(Code that draws figures)
* BEGIN *

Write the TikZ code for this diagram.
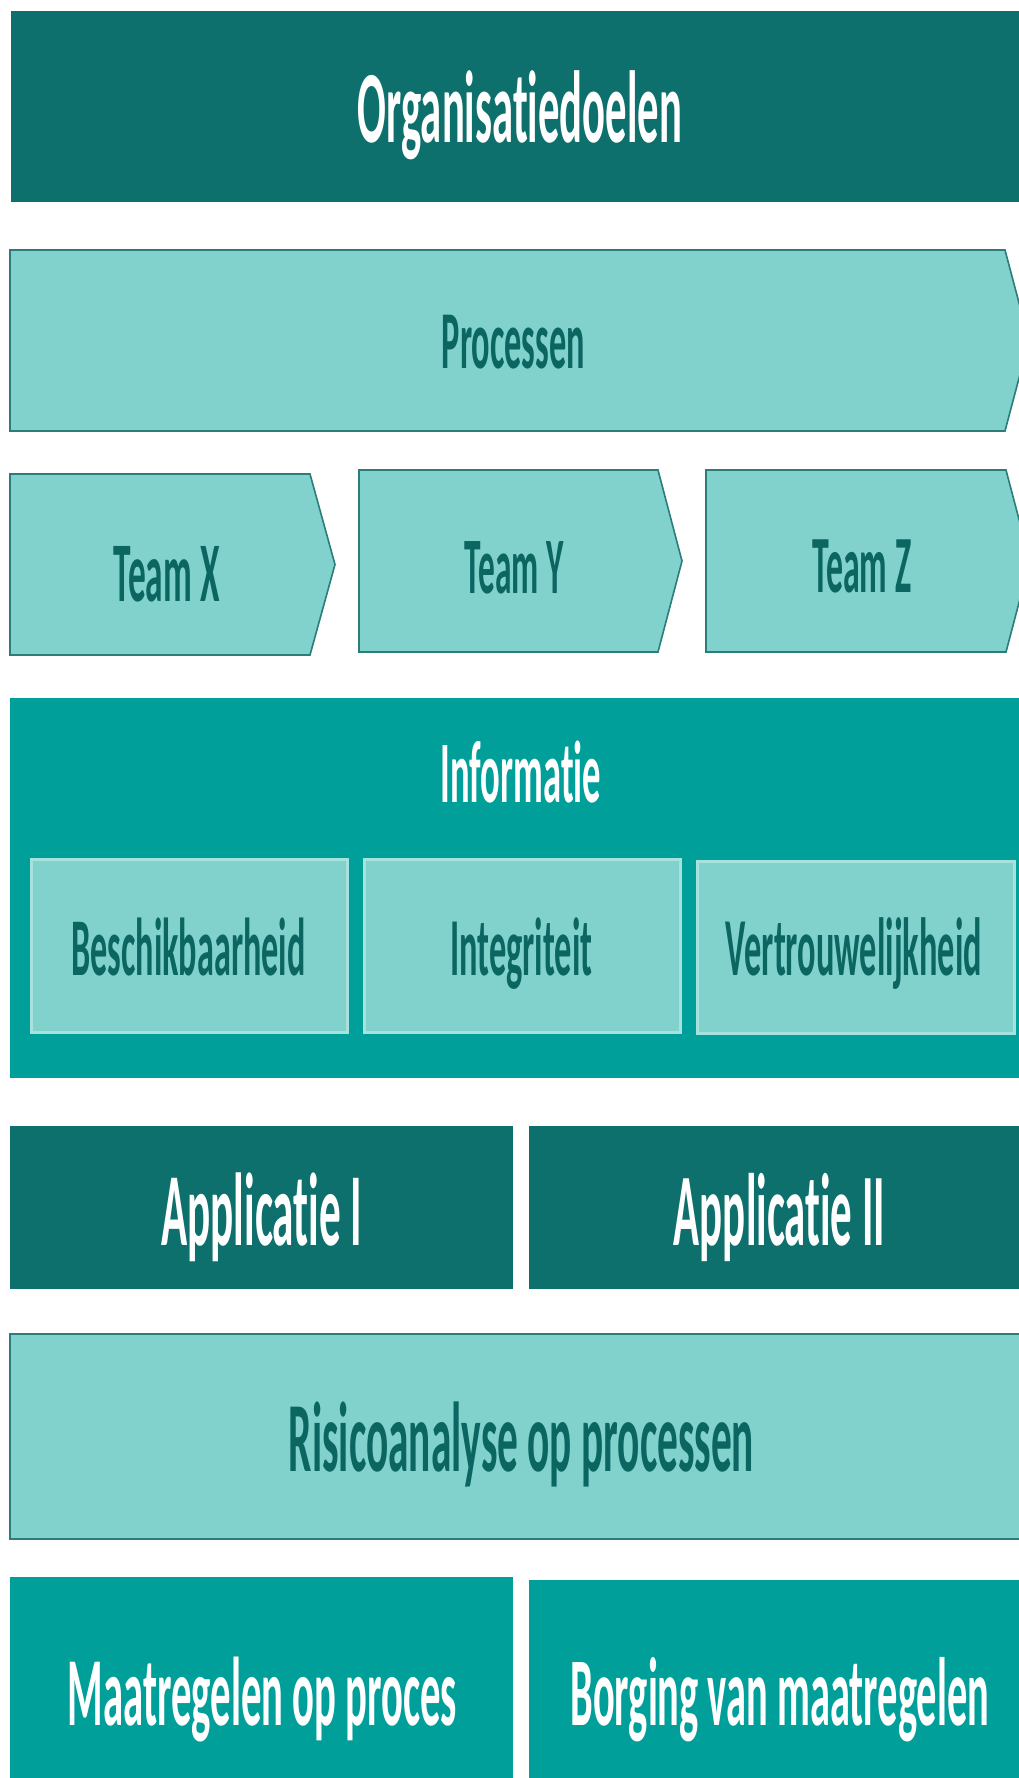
\documentclass[tikz,border=0pt]{standalone}
\usepackage{fontspec}
\setmainfont{Carlito}[Ligatures=NoCommon]
\usepackage{graphicx}

\definecolor{tealdark}{HTML}{0E706C}
\definecolor{tealmid}{HTML}{009F99}
\definecolor{teallight}{HTML}{81D1CD}
\definecolor{tealedge}{HTML}{2A7D79}
\definecolor{tealhi}{HTML}{A6E2DE}
\definecolor{tealtext}{HTML}{0B6662}

% text set to a given width, drawn tall and narrow
\newcommand{\fitw}[2]{\resizebox{#1pt}{!}{\scalebox{1}[2.4]{#2}}}

\begin{document}
\begin{tikzpicture}[x=1pt,y=-1pt,
  darkbox/.style={fill=tealdark},
  midbox/.style={fill=tealmid},
  lightbox/.style={fill=teallight, draw=tealedge, line width=1.6pt, line join=miter},
  subbox/.style={fill=teallight, draw=tealhi, line width=3pt},
  lbl/.style={inner sep=0pt, anchor=base, font=\bfseries},
  wt/.style={lbl, text=white},
  dt/.style={lbl, text=tealtext}]
\useasboundingbox (0,0) rectangle (1019,1778);
\clip (0,0) rectangle (1019,1778);
\fill[white] (0,0) rectangle (1019,1778);

% goals banner
\path[darkbox] (11,11) rectangle (1030,202);
\node[wt] (org) at (520,142) {\fitw{324}{Organisatiedoelen}};

% process chevron
\path[lightbox] (10,250) -- (1005,250) -- (1029,340.5) -- (1005,431) -- (10,431) -- cycle;
\node[dt] (proc) at (513.5,368) {\fitw{143}{Processen}};

% team chevrons
\path[lightbox] (10,474) -- (310,474) -- (335,564.5) -- (310,655) -- (10,655) -- cycle;
\path[lightbox] (359,470) -- (658,470) -- (682,561) -- (658,652) -- (359,652) -- cycle;
\path[lightbox] (706,470) -- (1006,470) -- (1030,561) -- (1006,652) -- (706,652) -- cycle;
\node[dt] (tx) at (166.7,601) {\fitw{106}{Team X}};
\node[dt] (ty) at (514.3,593) {\fitw{99}{Team Y}};
\node[dt] (tz) at (861.8,592.6) {\fitw{99}{Team Z}};

% information block with its three aspects
\path[midbox] (10,698) rectangle (1030,1078);
\node[wt] (info) at (520.8,802) {\fitw{160.5}{Informatie}};
\path[subbox] (31,859) rectangle (347,1032);
\path[subbox] (364,859) rectangle (680,1032);
\path[subbox] (697,861) rectangle (1014,1033);
\node[dt] (besch) at (188.5,975) {\fitw{234}{Beschikbaarheid}};
\node[dt] (integ) at (521.3,975) {\fitw{142}{Integriteit}};
\node[dt] (vertr) at (854,975) {\fitw{256}{Vertrouwelijkheid}};

% applications
\path[darkbox] (10,1126) rectangle (513,1289);
\path[darkbox] (529,1126) rectangle (1030,1289);
\node[wt] (app1) at (261.8,1245) {\fitw{201}{Applicatie I}};
\node[wt] (app2) at (779.5,1245) {\fitw{211}{Applicatie II}};

% risk analysis
\path[lightbox] (10,1334) rectangle (1032,1539);
\node[dt] (risk) at (521.5,1471) {\fitw{465}{Risicoanalyse op processen}};

% measures
\path[midbox] (10,1577) rectangle (513,1790);
\path[midbox] (529,1580) rectangle (1030,1790);
\node[wt] (maat) at (262.5,1725) {\fitw{389}{Maatregelen op proces}};
\node[wt] (borg) at (779.8,1725) {\fitw{418.5}{Borging van maatregelen}};
\end{tikzpicture}
\end{document}
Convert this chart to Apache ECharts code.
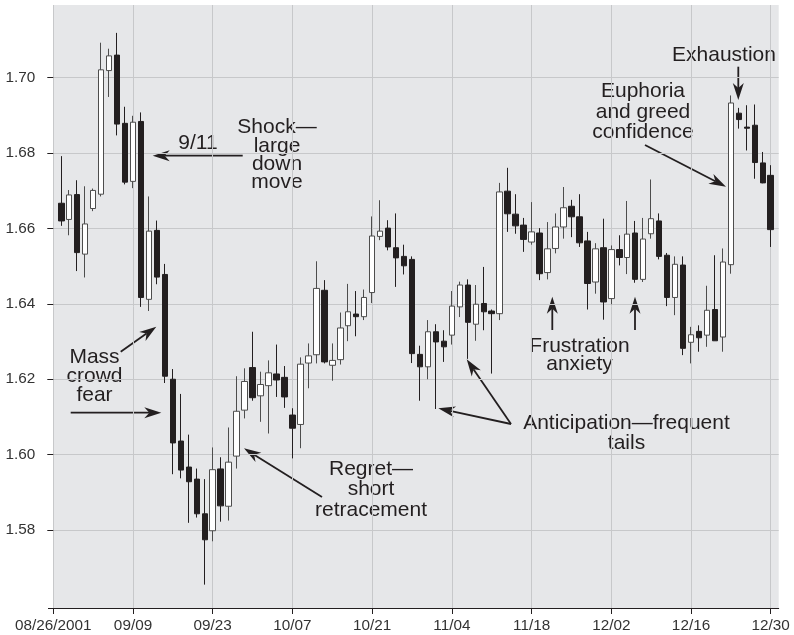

* END *

[Task requirements] Keep the pictures out of your copy, and repeat every entry above exactly.

[Expected answer]
Write the TikZ code for this diagram.
\documentclass[tikz,border=0pt]{standalone}
\usepackage{fontspec}
\setmainfont{Carlito}[Ligatures=NoCommon]
\usepackage{graphicx}

\definecolor{tealdark}{HTML}{0E706C}
\definecolor{tealmid}{HTML}{009F99}
\definecolor{teallight}{HTML}{81D1CD}
\definecolor{tealedge}{HTML}{2A7D79}
\definecolor{tealhi}{HTML}{A6E2DE}
\definecolor{tealtext}{HTML}{0B6662}

% text set to a given width, drawn tall and narrow
\newcommand{\fitw}[2]{\resizebox{#1pt}{!}{\scalebox{1}[2.4]{#2}}}

\begin{document}
\begin{tikzpicture}[x=1pt,y=-1pt,
  darkbox/.style={fill=tealdark},
  midbox/.style={fill=tealmid},
  lightbox/.style={fill=teallight, draw=tealedge, line width=1.6pt, line join=miter},
  subbox/.style={fill=teallight, draw=tealhi, line width=3pt},
  lbl/.style={inner sep=0pt, anchor=base, font=\bfseries},
  wt/.style={lbl, text=white},
  dt/.style={lbl, text=tealtext}]
\useasboundingbox (0,0) rectangle (1019,1778);
\clip (0,0) rectangle (1019,1778);
\fill[white] (0,0) rectangle (1019,1778);

% goals banner
\path[darkbox] (11,11) rectangle (1030,202);
\node[wt] (org) at (520,142) {\fitw{324}{Organisatiedoelen}};

% process chevron
\path[lightbox] (10,250) -- (1005,250) -- (1029,340.5) -- (1005,431) -- (10,431) -- cycle;
\node[dt] (proc) at (513.5,368) {\fitw{143}{Processen}};

% team chevrons
\path[lightbox] (10,474) -- (310,474) -- (335,564.5) -- (310,655) -- (10,655) -- cycle;
\path[lightbox] (359,470) -- (658,470) -- (682,561) -- (658,652) -- (359,652) -- cycle;
\path[lightbox] (706,470) -- (1006,470) -- (1030,561) -- (1006,652) -- (706,652) -- cycle;
\node[dt] (tx) at (166.7,601) {\fitw{106}{Team X}};
\node[dt] (ty) at (514.3,593) {\fitw{99}{Team Y}};
\node[dt] (tz) at (861.8,592.6) {\fitw{99}{Team Z}};

% information block with its three aspects
\path[midbox] (10,698) rectangle (1030,1078);
\node[wt] (info) at (520.8,802) {\fitw{160.5}{Informatie}};
\path[subbox] (31,859) rectangle (347,1032);
\path[subbox] (364,859) rectangle (680,1032);
\path[subbox] (697,861) rectangle (1014,1033);
\node[dt] (besch) at (188.5,975) {\fitw{234}{Beschikbaarheid}};
\node[dt] (integ) at (521.3,975) {\fitw{142}{Integriteit}};
\node[dt] (vertr) at (854,975) {\fitw{256}{Vertrouwelijkheid}};

% applications
\path[darkbox] (10,1126) rectangle (513,1289);
\path[darkbox] (529,1126) rectangle (1030,1289);
\node[wt] (app1) at (261.8,1245) {\fitw{201}{Applicatie I}};
\node[wt] (app2) at (779.5,1245) {\fitw{211}{Applicatie II}};

% risk analysis
\path[lightbox] (10,1334) rectangle (1032,1539);
\node[dt] (risk) at (521.5,1471) {\fitw{465}{Risicoanalyse op processen}};

% measures
\path[midbox] (10,1577) rectangle (513,1790);
\path[midbox] (529,1580) rectangle (1030,1790);
\node[wt] (maat) at (262.5,1725) {\fitw{389}{Maatregelen op proces}};
\node[wt] (borg) at (779.8,1725) {\fitw{418.5}{Borging van maatregelen}};
\end{tikzpicture}
\end{document}
Convert this chart to Apache ECharts code.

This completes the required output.